## Problem requirements
Starting at the first line of the data, print each line verbatim up to and including the line bearing "const histTickText = ['0', '5', '10'];", omitting pictures.

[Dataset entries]
::::::::

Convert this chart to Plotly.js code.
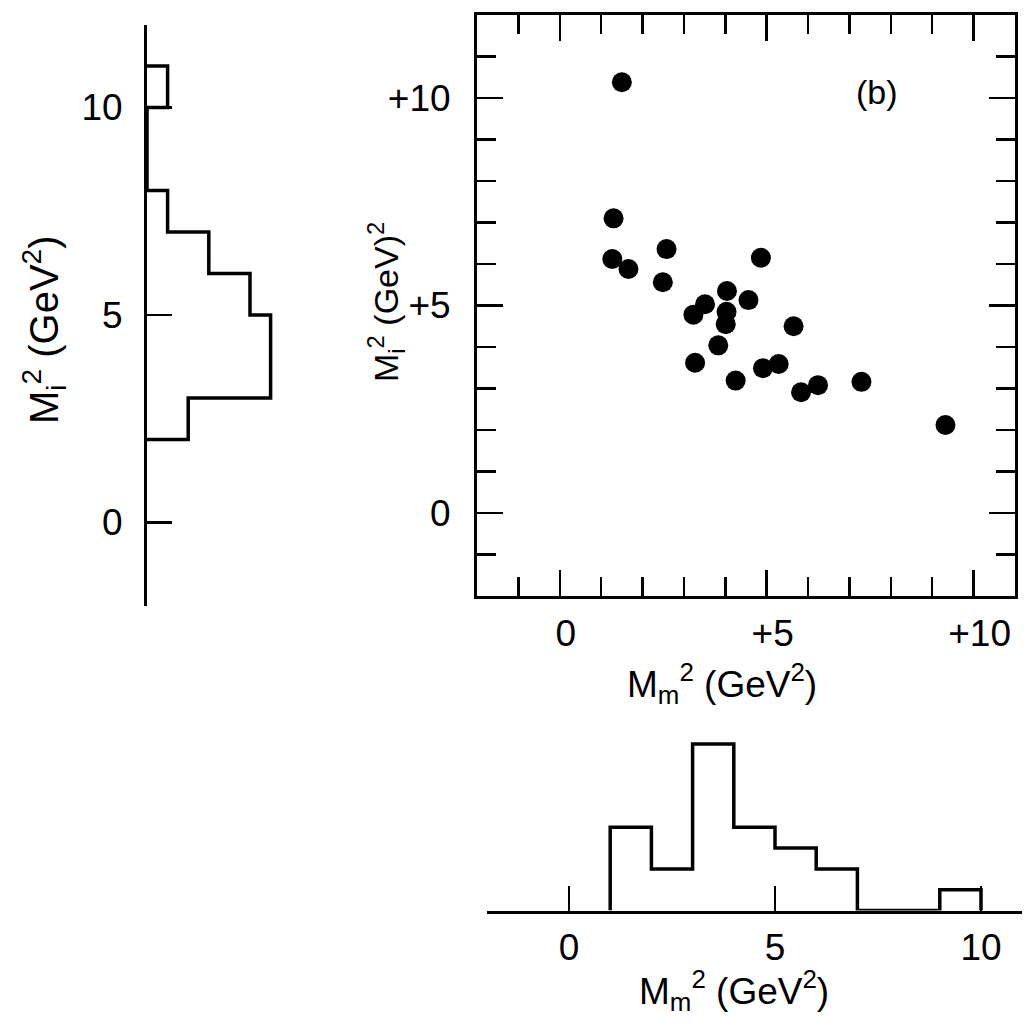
<!DOCTYPE html>
<html><head><meta charset="utf-8">
<script src="https://cdn.plot.ly/plotly-3.0.1.min.js"></script>
<style>html,body{margin:0;padding:0;background:#fff}</style>
</head><body>
<div id="chart" style="width:1028px;height:1027px"></div>
<script>
// Scatter (b): M_m^2 vs M_i^2 (GeV^2)
const mmSq = [1.50, 1.30, 1.27, 1.66, 2.58, 2.49, 4.86, 4.04, 4.56, 3.51, 3.23, 4.03, 4.01, 5.65, 3.83, 3.27, 4.25, 4.91, 5.29, 5.83, 6.24, 7.29, 9.32];
const miSq = [10.38, 7.10, 6.12, 5.88, 6.36, 5.56, 6.15, 5.35, 5.13, 5.03, 4.78, 4.85, 4.55, 4.50, 4.04, 3.62, 3.19, 3.49, 3.59, 2.91, 3.08, 3.16, 2.12];

// Projection histograms (bin lower edges, width 1 GeV^2, counts)
const miBinLow = [2, 3, 4, 5, 6, 7, 8, 9, 10];
const miCounts = [2, 6, 6, 5, 3, 1, 0, 0, 1];
const mmBinLow = [1, 2, 3, 4, 5, 6, 7, 8, 9];
const mmCounts = [4, 2, 8, 4, 3, 2, 0, 0, 1];
const binWidth = 1;

// Tick labels
const scatterTickVals = [0, 5, 10];
const scatterTickText = ['0', '+5', '+10'];
const histTickVals = [0, 5, 10];
const histTickText = ['0', '5', '10'];

function stepOutline(lows, counts, w) {
  const pos = [lows[0]], cnt = [0];
  for (let i = 0; i < lows.length; i++) {
    pos.push(lows[i], lows[i] + w);
    cnt.push(counts[i], counts[i]);
  }
  pos.push(lows[lows.length - 1] + w);
  cnt.push(0);
  return {pos, cnt};
}

const miStep = stepOutline(miBinLow, miCounts, binWidth);
const mmStep = stepOutline(mmBinLow, mmCounts, binWidth);

const FONT = 'Liberation Sans';
const W = 1028, H = 1027;
const px = v => v / W;
const py = v => 1 - v / H;

const traces = [
  {type: 'scatter', mode: 'markers', x: mmSq, y: miSq, xaxis: 'x', yaxis: 'y',
   marker: {size: 20, color: '#000'}, hoverinfo: 'x+y'},
  {type: 'scatter', mode: 'lines', x: miStep.cnt, y: miStep.pos, xaxis: 'x2', yaxis: 'y2',
   line: {color: '#000', width: 3.5}},
  {type: 'scatter', mode: 'lines', x: mmStep.pos, y: mmStep.cnt, xaxis: 'x3', yaxis: 'y3',
   line: {color: '#000', width: 3.5}}
];

const tickFont = {family: FONT, size: 37, color: '#000'};
const titleFont = {family: FONT, size: 37, color: '#000'};

function label(text, x, y, angle, font) {
  return {text, xref: 'paper', yref: 'paper', x: px(x), y: py(y),
          xanchor: 'center', yanchor: 'middle', textangle: angle || 0,
          showarrow: false, font: font || titleFont};
}

const layout = {
  width: W, height: H,
  margin: {l: 0, r: 0, t: 0, b: 0},
  paper_bgcolor: '#fff', plot_bgcolor: 'rgba(0,0,0,0)',
  showlegend: false,
  font: {family: FONT, color: '#000'},
  xaxis: {
    domain: [px(477), px(1015)], range: [-2, 11], anchor: 'y',
    showline: true, linewidth: 3, linecolor: '#000', mirror: 'allticks',
    showgrid: false, zeroline: false,
    tickmode: 'array', tickvals: scatterTickVals, ticktext: scatterTickText,
    ticks: 'inside', ticklen: 26, tickwidth: 2.5, tickcolor: '#000',
    minor: {tickmode: 'linear', tick0: 0, dtick: 1, ticks: 'inside', ticklen: 19, tickwidth: 2.5, tickcolor: '#000', showgrid: false},
    tickfont: tickFont, ticklabelstandoff: 3, ticklabelshift: 6
  },
  yaxis: {
    domain: [py(596), py(15)], range: [-2, 12], anchor: 'x',
    showline: true, linewidth: 3, linecolor: '#000', mirror: 'allticks',
    showgrid: false, zeroline: false,
    tickmode: 'array', tickvals: scatterTickVals, ticktext: scatterTickText,
    ticks: 'inside', ticklen: 26, tickwidth: 2.5, tickcolor: '#000',
    minor: {tickmode: 'linear', tick0: 0, dtick: 1, ticks: 'inside', ticklen: 19, tickwidth: 2.5, tickcolor: '#000', showgrid: false},
    tickfont: tickFont, ticklabelstandoff: 16
  },
  xaxis2: {
    domain: [px(147), px(301)], range: [0, 7.476], anchor: 'y2',
    visible: false
  },
  yaxis2: {
    domain: [py(605.5), py(24.5)], range: [-2, 12], anchor: 'x2',
    showline: true, linewidth: 3, linecolor: '#000',
    showgrid: false, zeroline: false,
    tickmode: 'array', tickvals: histTickVals, ticktext: histTickText,
    ticks: 'inside', ticklen: 25, tickwidth: 2.5, tickcolor: '#000',
    tickfont: tickFont, ticklabelstandoff: 14
  },
  xaxis3: {
    domain: [px(486.6), px(1022.2)], range: [-2, 11], anchor: 'y3',
    showline: true, linewidth: 3, linecolor: '#000',
    showgrid: false, zeroline: false,
    tickmode: 'array', tickvals: histTickVals, ticktext: histTickText,
    ticks: 'inside', ticklen: 25, tickwidth: 2.5, tickcolor: '#000',
    tickfont: tickFont, ticklabelstandoff: 2
  },
  yaxis3: {
    domain: [py(910.5), py(728.8)], range: [0, 8.736], anchor: 'x3',
    visible: false
  },
  annotations: [
    label('(b)', 877, 92, 0, {family: FONT, size: 34, color: '#000'}),
    label('M<sub>i</sub><sup>2</sup> (GeV)<sup>2</sup>', 386, 302, -90, {family: FONT, size: 34, color: '#000'}),
    label('M<sub>i</sub><sup>2</sup> (GeV<sup>2</sup>)', 44, 330, -90, {family: FONT, size: 40, color: '#000'}),
    label('M<sub>m</sub><sup>2</sup> (GeV<sup>2</sup>)', 722, 683, 0),
    label('M<sub>m</sub><sup>2</sup> (GeV<sup>2</sup>)', 734, 990, 0)
  ]
};

Plotly.newPlot('chart', traces, layout, {staticPlot: true, displayModeBar: false});
</script>
</body></html>
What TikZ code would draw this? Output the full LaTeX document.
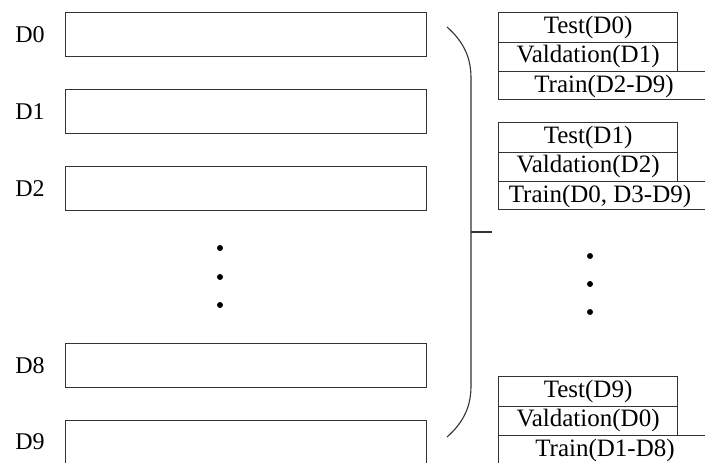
\documentclass[tikz,border=0pt]{standalone}
\usepackage{fontspec}
\setmainfont{Liberation Serif}
\begin{document}
\begin{tikzpicture}[x=1pt,y=-1pt,
  ln/.style={line width=1.1pt,draw=black!80},
  dbox/.style={ln,rectangle,anchor=north west,minimum width=361pt,minimum height=44pt,inner sep=0pt},
  lab/.style={font=\fontsize{24}{24}\selectfont,inner sep=0pt},
  row/.style={ln,rectangle,anchor=north west,minimum width=179pt,minimum height=29.5pt,inner sep=0pt,font=\fontsize{25}{25}\selectfont},
  trow/.style={ln,rectangle,anchor=north west,minimum width=214pt,minimum height=28pt,inner sep=0pt},
  ttxt/.style={font=\fontsize{25}{25}\selectfont,inner sep=0pt},
  dot/.style={circle,fill=black,inner sep=0pt,minimum size=6pt}]
\clip (0,0) rectangle (705,463);
\fill[white] (0,0) rectangle (705,463);
% left data boxes
\node[dbox] (b0) at (65,12) {};
\node[dbox] (b1) at (65,89) {};
\node[dbox] (b2) at (65,166) {};
\node[dbox] (b8) at (65,343) {};
\node[dbox] (b9) at (65,420) {};
\node[lab] (l0) at (30,35) {D0};
\node[lab] (l1) at (30,112) {D1};
\node[lab] (l2) at (30,189) {D2};
\node[lab] (l8) at (30,366) {D8};
\node[lab] (l9) at (30,442) {D9};
\node[dot] (ld1) at (220,248) {};
\node[dot] (ld2) at (220,277) {};
\node[dot] (ld3) at (220,305) {};
% bracket
\coordinate (bt) at (447,27);
\coordinate (bb) at (447,437);
\coordinate (bm) at (471,232);
\coordinate (tk) at (492,232);
\draw[ln] (bt) .. controls (464,42) and (471,58) .. (471,78) -- (471,386) .. controls (471,406) and (464,422) .. (bb);
\draw[ln] (bm) -- (tk);
% group 1
\node[row] (t1) at (498,12) {Test(D0)};
\node[row] (v1) at (498,41.5) {Valdation(D1)};
\node[trow] (r1) at (498,71) {};
\node[ttxt] (rt1) at (604,86) {Train(D2-D9)};
% group 2
\node[row] (t2) at (498,122) {Test(D1)};
\node[row] (v2) at (498,151.5) {Valdation(D2)};
\node[trow] (r2) at (498,181) {};
\node[ttxt] (rt2) at (600,196) {Train(D0, D3-D9)};
% right dots
\node[dot] (rd1) at (590,256) {};
\node[dot] (rd2) at (590,284) {};
\node[dot] (rd3) at (590,312) {};
% group 3
\node[row] (t3) at (498,376) {Test(D9)};
\node[row] (v3) at (498,405.5) {Valdation(D0)};
\node[trow] (r3) at (498,435) {};
\node[ttxt] (rt3) at (605,450) {Train(D1-D8)};
\end{tikzpicture}
\end{document}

::::::::

## Correct output
Convert this chart to Plotly.js code.
<!DOCTYPE html>
<html><head><meta charset="utf-8">
<script src="https://cdn.plot.ly/plotly-3.0.1.min.js"></script>
<style>html,body{margin:0;padding:0;background:#fff}</style>
</head><body>
<div id="chart" style="width:1028px;height:1027px"></div>
<script>
// Scatter (b): M_m^2 vs M_i^2 (GeV^2)
const mmSq = [1.50, 1.30, 1.27, 1.66, 2.58, 2.49, 4.86, 4.04, 4.56, 3.51, 3.23, 4.03, 4.01, 5.65, 3.83, 3.27, 4.25, 4.91, 5.29, 5.83, 6.24, 7.29, 9.32];
const miSq = [10.38, 7.10, 6.12, 5.88, 6.36, 5.56, 6.15, 5.35, 5.13, 5.03, 4.78, 4.85, 4.55, 4.50, 4.04, 3.62, 3.19, 3.49, 3.59, 2.91, 3.08, 3.16, 2.12];

// Projection histograms (bin lower edges, width 1 GeV^2, counts)
const miBinLow = [2, 3, 4, 5, 6, 7, 8, 9, 10];
const miCounts = [2, 6, 6, 5, 3, 1, 0, 0, 1];
const mmBinLow = [1, 2, 3, 4, 5, 6, 7, 8, 9];
const mmCounts = [4, 2, 8, 4, 3, 2, 0, 0, 1];
const binWidth = 1;

// Tick labels
const scatterTickVals = [0, 5, 10];
const scatterTickText = ['0', '+5', '+10'];
const histTickVals = [0, 5, 10];
const histTickText = ['0', '5', '10'];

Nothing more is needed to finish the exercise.